_TASK OBJECTIVE_:
Return precisely the span of lines from the top of the material below to the line containing "Chart.register(...registerables);", both included. Pictures are excluded.

*****

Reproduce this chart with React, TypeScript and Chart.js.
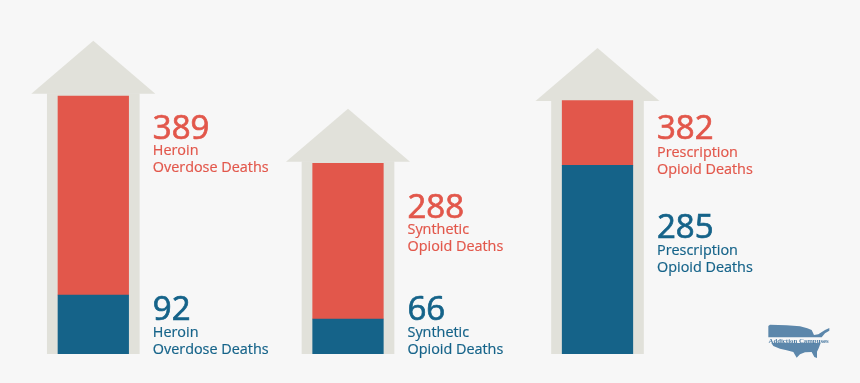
import React, { useEffect, useRef } from "react";
import { Chart, registerables } from "chart.js";

Chart.register(...registerables);

// Printed figures and captions
const categories = ["Heroin", "Synthetic", "Prescription"];
const redValues = ["389", "288", "382"];
const blueValues = ["92", "66", "285"];
const redCaptions = [
  ["Heroin", "Overdose Deaths"],
  ["Synthetic", "Opioid Deaths"],
  ["Prescription", "Opioid Deaths"],
];
const blueCaptions = [
  ["Heroin", "Overdose Deaths"],
  ["Synthetic", "Opioid Deaths"],
  ["Prescription", "Opioid Deaths"],
];

// Segment heights: the original's bars are not
// proportional to its printed figures, so the drawn heights are kept apart.
const blueHeights = [59, 35, 188.7];
const redHeights = [199, 155.7, 64.6];
const shaftHeights = [260.3, 192.3, 253];

// Layout
const columnCentres = [93.3, 348, 597.5];
const redBaselines = [139, 217.5, 139];
const blueBaselines = [319.5, 319.5, 237.5];
const redCaptionBaselines = [155, 234, 157];
const blueCaptionBaselines = [337, 337, 255];
const TEXT_GAP = 24.2;
const INK = { red: "#e2574b", blue: "#156389", shaft: "#e1e1da", logo: "#5c87ab", page: "#f7f7f7" };
const FONT = '"Open Sans", sans-serif';

const points = (values: number[]) => values.map((y, i) => ({ x: columnCentres[i], y }));

const arrowAndText = {
  id: "arrowAndText",
  beforeDatasetsDraw(chart: any) {
    const { ctx } = chart;
    ctx.save();
    ctx.fillStyle = INK.shaft;
    chart.getDatasetMeta(2).data.forEach((bar: any) => {
      ctx.beginPath();
      ctx.moveTo(bar.x - 62, bar.y);
      ctx.lineTo(bar.x, bar.y - 53);
      ctx.lineTo(bar.x + 62, bar.y);
      ctx.closePath();
      ctx.fill();
    });
    ctx.restore();
  },
  afterDatasetsDraw(chart: any) {
    const { ctx } = chart;
    const bars = chart.getDatasetMeta(0).data;
    ctx.save();
    ctx.textAlign = "left";
    ctx.textBaseline = "alphabetic";
    const block = (x: number, y: number, capY: number, value: string, lines: string[], color: string) => {
      ctx.fillStyle = color;
      ctx.strokeStyle = color;
      ctx.font = `33px ${FONT}`;
      ctx.lineWidth = 0.7;
      ctx.fillText(value, x, y);
      ctx.strokeText(value, x, y);
      ctx.font = `14.4px ${FONT}`;
      ctx.lineWidth = 0.2;
      lines.forEach((line, i) => {
        ctx.fillText(line, x, capY + i * 17);
        ctx.strokeText(line, x, capY + i * 17);
      });
    };
    bars.forEach((bar: any, i: number) => {
      const x = bar.x + bar.width / 2 + TEXT_GAP;
      block(x, redBaselines[i], redCaptionBaselines[i], redValues[i], redCaptions[i], INK.red);
      block(x, blueBaselines[i], blueCaptionBaselines[i], blueValues[i], blueCaptions[i], INK.blue);
    });

    // Publisher's mark, bottom right
    const tr = (zx: number, zy: number): [number, number] => [750 + zx / 3, 315 + zy / 3];
    const shape = (pts: number[][]) => {
      ctx.beginPath();
      pts.forEach(([a, b], i) => {
        const [px, py] = tr(a, b);
        if (i === 0) ctx.moveTo(px, py);
        else ctx.lineTo(px, py);
      });
      ctx.closePath();
      ctx.fill();
    };
    ctx.fillStyle = INK.logo;
    ctx.filter = "blur(0.4px)";
    shape([[55, 33], [60, 29], [110, 31], [150, 34], [172, 40], [185, 45], [192, 60], [205, 58], [225, 45], [238, 39], [238, 47], [225, 55], [215, 67], [55, 67]]);
    shape([[64, 84], [212, 84], [206, 100], [201, 110], [201, 129], [193, 126], [185, 111], [165, 112], [150, 118], [140, 128], [130, 111], [110, 106], [90, 101], [70, 93]]);
    ctx.font = 'bold 6.8px "Liberation Serif", serif';
    ctx.fillStyle = "#4d7ca3";
    ctx.fillText("Addiction Campuses", 768.5, 342.5);
    ctx.restore();
  },
};

export default function App() {
  const ref = useRef<HTMLCanvasElement>(null);
  useEffect(() => {
    if (!ref.current) return;
    const chart = new Chart(ref.current, {
      type: "bar",
      data: {
        labels: categories,
        datasets: [
          { label: "Blue", data: points(blueHeights), backgroundColor: INK.blue, stack: "deaths", barThickness: 70.6, grouped: false, order: 1 },
          { label: "Red", data: points(redHeights), backgroundColor: INK.red, stack: "deaths", barThickness: 70.6, grouped: false, order: 1 },
          { label: "Arrow", data: points(shaftHeights), backgroundColor: INK.shaft, stack: "shaft", barThickness: 92, grouped: false, order: 2 },
        ] as any,
      },
      options: {
        animation: false,
        responsive: false,
        layout: { padding: { left: 0, right: 0, top: 0, bottom: 29 } },
        plugins: { legend: { display: false }, tooltip: { enabled: false }, title: { display: false } },
        scales: {
          x: { type: "linear", min: 0, max: 860, offset: false, display: false },
          y: { stacked: true, min: 0, max: 354, display: false },
        },
      },
      plugins: [arrowAndText],
    });
    return () => chart.destroy();
  }, []);
  return (
    <div style={{ position: "fixed", left: 0, top: 0, width: 860, height: 383, background: INK.page, overflow: "hidden" }}>
      <canvas ref={ref} width={860} height={383} style={{ display: "block", width: 860, height: 383 }} />
    </div>
  );
}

*****

_FULL ANSWER_:
Reproduce this chart with React, TypeScript and Chart.js.
import React, { useEffect, useRef } from "react";
import { Chart, registerables } from "chart.js";

Chart.register(...registerables);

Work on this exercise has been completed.